Neal Medlyn has been channeling pop stars in New York galleries and theaters since the early aughts, and has built a repertoire of performances that run heavy on exhibitionism and intellectualism. His most recent show, Wicked Clown Love, which premiered at The Kitchen in February, is based on a trip to the Gathering of the Juggalos, the annual hardcore rap festival organized by the group Insane Clown Posse. Medlyn and I met at a bar in Chelsea, where he told me about how he made Kanye West cry, among other juicy tales.
Liz Filardi: Insane Clown Posse became popular with a broader public in 2010 because of the ironic caricature that emerged after the video for “Miracles” came out. Is irony a muse for you?

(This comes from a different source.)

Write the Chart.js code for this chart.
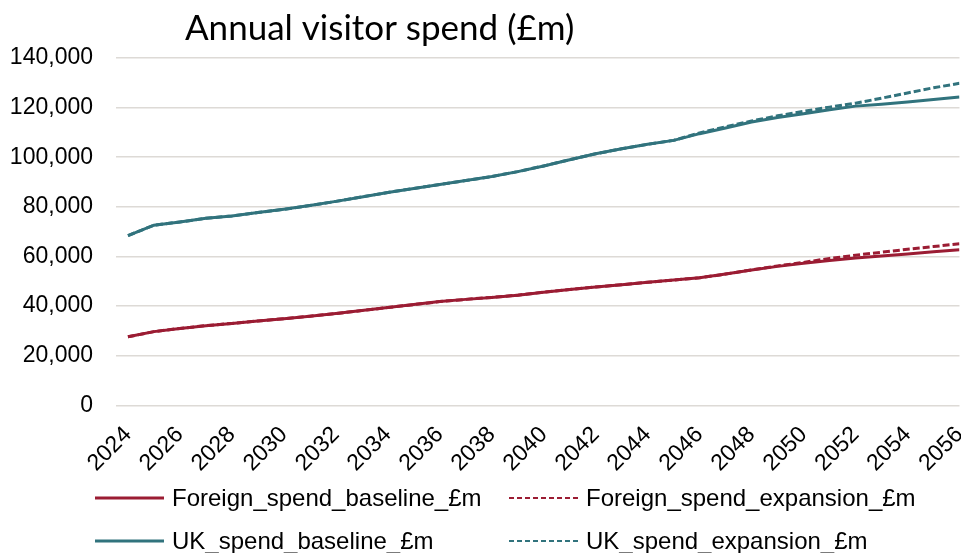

Neal Medlyn: I have a complicated relationship with that idea, because I don’t want to make a parody. Part of the reason I wanted to use pop as material is that it’s very culturally important, and it was very personally important to me growing up. When I was kid, I didn’t have access to weird art things, so I had to imagine them based on what I was hearing on the radio. Because it was before the internet, I imagined it being much crazier. There was this Salt-n-Pepa song, “Push It,” and I thought they said, “Pick up those dicks” instead of “Pick up on this.” I was like, “Wow, what does that even mean? It’s so crazy.”
There’s some obvious irony to my work. I do a Hannah Montana show, and I’m a man in my 30s — there’s a literal irony there. But irony means so many things now. It’s almost freighted with more than it deserves. There are inherit ironies, but I’m trying to meld those with what’s happening. The thing that I reject about irony is how it gets used as a distancing technique. I don’t want to be distanced from the audience. I spend a lot of time trying to be as immediate and “in the room” as I can be with the people and the material.